= Piano Concerto (Unsuk Chin) =

Composition by Unsuk Chin

Unsuk Chin's Piano Concerto was composed between 1996 and 1997 on a commission from the BBC for the BBC National Orchestra of Wales. The piece was first performed by the pianist Rolf Hind and the BBC National Orchestra of Wales conducted by Mark Wigglesworth at St David's Hall, Cardiff, on 6 June 1997.

==Composition==
The concerto has a duration of roughly 25 minutes and is cast in four numbered movements. The work is scored for solo piano and a large orchestra comprising two flutes (2nd doubling piccolo), two oboes (2nd doubling cor anglais), two clarinets, two bassoons, two horns, two trumpets, two trombones, tuba, two-to-three percussionists, celesta, harp, mandolin, and strings.

==Reception==
The Piano Concerto has received a mostly positive reception from music critics. Reviewing a recording of the work performed by Sunwook Kim and the Seoul Philharmonic Orchestra conducted by Myung-whun Chung, Arnold Whittall of Gramophone observed, "The Piano Concerto owes an explicit debt to her teacher, Ligeti, but it also represents a gesture of independence.
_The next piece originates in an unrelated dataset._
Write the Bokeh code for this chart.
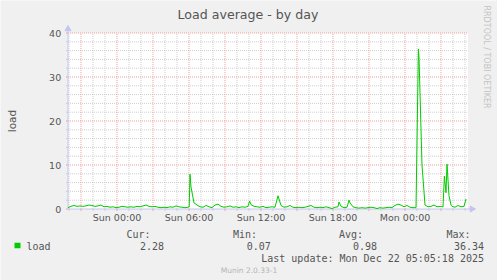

Its coruscating toccatas and interlocking rhythmic patterns acquire a distinctive luminosity in structures that constantly evolve and threaten disorientation, only to find new ways of suggesting stability. The piece works well when given the kind of effortlessly precise and virtuoso interpretation from both soloist and orchestra that it receives here." Andrew Clements of The Guardian also noted similarities to the music of Ligeti, writing, "...the solo writing often seems close to that of Ligeti's Piano Studies with extra layers of orchestral decoration added, though as the soloist Sunwook Kim shows, the total effect is undeniably brilliant and effective."